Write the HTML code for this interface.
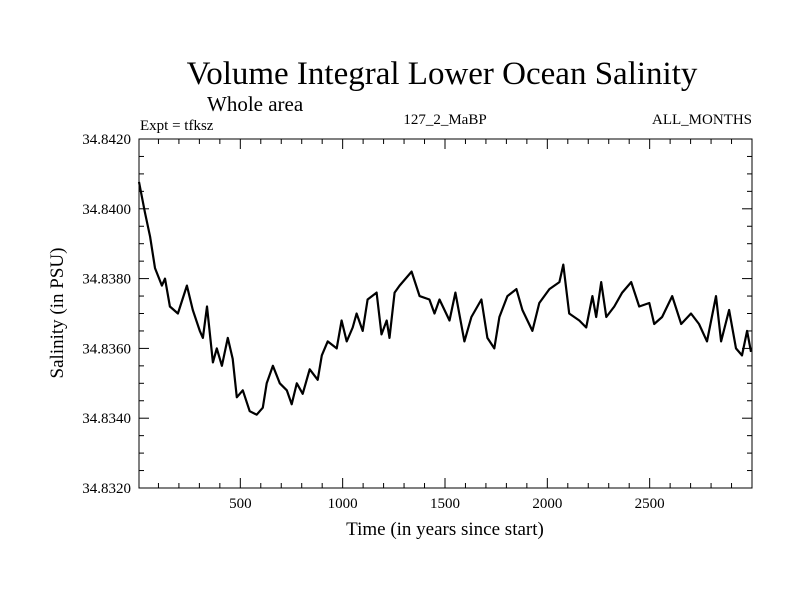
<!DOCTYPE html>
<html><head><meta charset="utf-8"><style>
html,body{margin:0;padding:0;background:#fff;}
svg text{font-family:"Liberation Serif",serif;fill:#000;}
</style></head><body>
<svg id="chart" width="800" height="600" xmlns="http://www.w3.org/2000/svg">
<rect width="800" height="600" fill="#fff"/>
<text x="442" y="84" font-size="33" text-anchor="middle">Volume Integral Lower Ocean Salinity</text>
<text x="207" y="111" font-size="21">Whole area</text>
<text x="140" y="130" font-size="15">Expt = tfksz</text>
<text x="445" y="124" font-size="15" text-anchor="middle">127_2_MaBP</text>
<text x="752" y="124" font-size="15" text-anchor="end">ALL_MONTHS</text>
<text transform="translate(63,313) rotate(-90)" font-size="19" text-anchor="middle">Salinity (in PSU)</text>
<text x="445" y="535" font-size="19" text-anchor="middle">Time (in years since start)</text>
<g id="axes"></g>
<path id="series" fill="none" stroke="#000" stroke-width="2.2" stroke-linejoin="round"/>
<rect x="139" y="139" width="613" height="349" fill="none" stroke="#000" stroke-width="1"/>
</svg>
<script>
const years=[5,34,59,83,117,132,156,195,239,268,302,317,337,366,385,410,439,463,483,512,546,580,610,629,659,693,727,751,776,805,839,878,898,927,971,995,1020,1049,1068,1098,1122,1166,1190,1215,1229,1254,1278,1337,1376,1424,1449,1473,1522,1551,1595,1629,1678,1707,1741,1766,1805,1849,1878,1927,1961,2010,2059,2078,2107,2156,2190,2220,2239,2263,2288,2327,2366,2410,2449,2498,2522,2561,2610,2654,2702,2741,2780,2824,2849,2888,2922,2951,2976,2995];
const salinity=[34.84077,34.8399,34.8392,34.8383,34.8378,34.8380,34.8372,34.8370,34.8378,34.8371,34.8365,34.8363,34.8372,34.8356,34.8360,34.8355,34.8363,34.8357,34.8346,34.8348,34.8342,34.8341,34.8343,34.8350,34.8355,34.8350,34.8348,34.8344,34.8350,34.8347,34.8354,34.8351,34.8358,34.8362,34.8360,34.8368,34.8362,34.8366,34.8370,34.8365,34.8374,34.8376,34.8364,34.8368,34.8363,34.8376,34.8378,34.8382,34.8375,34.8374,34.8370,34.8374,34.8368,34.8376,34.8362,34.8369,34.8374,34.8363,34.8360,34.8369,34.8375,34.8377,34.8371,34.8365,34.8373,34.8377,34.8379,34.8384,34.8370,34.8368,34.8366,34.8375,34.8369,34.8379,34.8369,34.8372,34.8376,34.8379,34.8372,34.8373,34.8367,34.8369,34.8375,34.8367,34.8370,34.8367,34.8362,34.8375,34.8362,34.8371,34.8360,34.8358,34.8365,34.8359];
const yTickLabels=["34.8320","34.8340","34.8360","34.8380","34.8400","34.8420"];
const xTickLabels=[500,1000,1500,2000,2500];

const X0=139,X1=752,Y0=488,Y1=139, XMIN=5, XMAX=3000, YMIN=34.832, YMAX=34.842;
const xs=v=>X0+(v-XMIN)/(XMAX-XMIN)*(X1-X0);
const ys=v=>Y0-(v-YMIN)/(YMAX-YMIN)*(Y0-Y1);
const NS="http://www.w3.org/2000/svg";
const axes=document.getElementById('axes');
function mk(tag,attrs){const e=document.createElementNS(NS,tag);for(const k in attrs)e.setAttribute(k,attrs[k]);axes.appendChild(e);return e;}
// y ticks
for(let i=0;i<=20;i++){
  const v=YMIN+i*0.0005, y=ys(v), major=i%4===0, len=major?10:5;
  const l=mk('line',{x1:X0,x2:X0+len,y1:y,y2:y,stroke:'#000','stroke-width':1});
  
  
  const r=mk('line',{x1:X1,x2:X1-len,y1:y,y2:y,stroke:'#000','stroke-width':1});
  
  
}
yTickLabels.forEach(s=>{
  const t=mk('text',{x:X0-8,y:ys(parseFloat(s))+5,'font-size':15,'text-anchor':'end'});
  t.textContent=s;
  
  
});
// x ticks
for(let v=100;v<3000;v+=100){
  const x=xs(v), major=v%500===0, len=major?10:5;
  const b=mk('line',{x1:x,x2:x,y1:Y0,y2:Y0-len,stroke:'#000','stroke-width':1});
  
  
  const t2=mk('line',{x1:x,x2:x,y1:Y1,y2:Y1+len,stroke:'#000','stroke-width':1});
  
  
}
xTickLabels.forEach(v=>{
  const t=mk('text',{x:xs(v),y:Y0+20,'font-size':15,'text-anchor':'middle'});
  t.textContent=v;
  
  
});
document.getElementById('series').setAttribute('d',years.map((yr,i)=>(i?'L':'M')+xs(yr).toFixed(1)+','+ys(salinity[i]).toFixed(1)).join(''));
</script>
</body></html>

**Task instructions:** Make an exact copy of the data above, pictures excluded.

**Task solution:**
Write the HTML code for this interface.
<!DOCTYPE html>
<html><head><meta charset="utf-8"><style>
html,body{margin:0;padding:0;background:#fff;}
svg text{font-family:"Liberation Serif",serif;fill:#000;}
</style></head><body>
<svg id="chart" width="800" height="600" xmlns="http://www.w3.org/2000/svg">
<rect width="800" height="600" fill="#fff"/>
<text x="442" y="84" font-size="33" text-anchor="middle">Volume Integral Lower Ocean Salinity</text>
<text x="207" y="111" font-size="21">Whole area</text>
<text x="140" y="130" font-size="15">Expt = tfksz</text>
<text x="445" y="124" font-size="15" text-anchor="middle">127_2_MaBP</text>
<text x="752" y="124" font-size="15" text-anchor="end">ALL_MONTHS</text>
<text transform="translate(63,313) rotate(-90)" font-size="19" text-anchor="middle">Salinity (in PSU)</text>
<text x="445" y="535" font-size="19" text-anchor="middle">Time (in years since start)</text>
<g id="axes"></g>
<path id="series" fill="none" stroke="#000" stroke-width="2.2" stroke-linejoin="round"/>
<rect x="139" y="139" width="613" height="349" fill="none" stroke="#000" stroke-width="1"/>
</svg>
<script>
const years=[5,34,59,83,117,132,156,195,239,268,302,317,337,366,385,410,439,463,483,512,546,580,610,629,659,693,727,751,776,805,839,878,898,927,971,995,1020,1049,1068,1098,1122,1166,1190,1215,1229,1254,1278,1337,1376,1424,1449,1473,1522,1551,1595,1629,1678,1707,1741,1766,1805,1849,1878,1927,1961,2010,2059,2078,2107,2156,2190,2220,2239,2263,2288,2327,2366,2410,2449,2498,2522,2561,2610,2654,2702,2741,2780,2824,2849,2888,2922,2951,2976,2995];
const salinity=[34.84077,34.8399,34.8392,34.8383,34.8378,34.8380,34.8372,34.8370,34.8378,34.8371,34.8365,34.8363,34.8372,34.8356,34.8360,34.8355,34.8363,34.8357,34.8346,34.8348,34.8342,34.8341,34.8343,34.8350,34.8355,34.8350,34.8348,34.8344,34.8350,34.8347,34.8354,34.8351,34.8358,34.8362,34.8360,34.8368,34.8362,34.8366,34.8370,34.8365,34.8374,34.8376,34.8364,34.8368,34.8363,34.8376,34.8378,34.8382,34.8375,34.8374,34.8370,34.8374,34.8368,34.8376,34.8362,34.8369,34.8374,34.8363,34.8360,34.8369,34.8375,34.8377,34.8371,34.8365,34.8373,34.8377,34.8379,34.8384,34.8370,34.8368,34.8366,34.8375,34.8369,34.8379,34.8369,34.8372,34.8376,34.8379,34.8372,34.8373,34.8367,34.8369,34.8375,34.8367,34.8370,34.8367,34.8362,34.8375,34.8362,34.8371,34.8360,34.8358,34.8365,34.8359];
const yTickLabels=["34.8320","34.8340","34.8360","34.8380","34.8400","34.8420"];
const xTickLabels=[500,1000,1500,2000,2500];

const X0=139,X1=752,Y0=488,Y1=139, XMIN=5, XMAX=3000, YMIN=34.832, YMAX=34.842;
const xs=v=>X0+(v-XMIN)/(XMAX-XMIN)*(X1-X0);
const ys=v=>Y0-(v-YMIN)/(YMAX-YMIN)*(Y0-Y1);
const NS="http://www.w3.org/2000/svg";
const axes=document.getElementById('axes');
function mk(tag,attrs){const e=document.createElementNS(NS,tag);for(const k in attrs)e.setAttribute(k,attrs[k]);axes.appendChild(e);return e;}
// y ticks
for(let i=0;i<=20;i++){
  const v=YMIN+i*0.0005, y=ys(v), major=i%4===0, len=major?10:5;
  const l=mk('line',{x1:X0,x2:X0+len,y1:y,y2:y,stroke:'#000','stroke-width':1});
  
  
  const r=mk('line',{x1:X1,x2:X1-len,y1:y,y2:y,stroke:'#000','stroke-width':1});
  
  
}
yTickLabels.forEach(s=>{
  const t=mk('text',{x:X0-8,y:ys(parseFloat(s))+5,'font-size':15,'text-anchor':'end'});
  t.textContent=s;
  
  
});
// x ticks
for(let v=100;v<3000;v+=100){
  const x=xs(v), major=v%500===0, len=major?10:5;
  const b=mk('line',{x1:x,x2:x,y1:Y0,y2:Y0-len,stroke:'#000','stroke-width':1});
  
  
  const t2=mk('line',{x1:x,x2:x,y1:Y1,y2:Y1+len,stroke:'#000','stroke-width':1});
  
  
}
xTickLabels.forEach(v=>{
  const t=mk('text',{x:xs(v),y:Y0+20,'font-size':15,'text-anchor':'middle'});
  t.textContent=v;
  
  
});
document.getElementById('series').setAttribute('d',years.map((yr,i)=>(i?'L':'M')+xs(yr).toFixed(1)+','+ys(salinity[i]).toFixed(1)).join(''));
</script>
</body></html>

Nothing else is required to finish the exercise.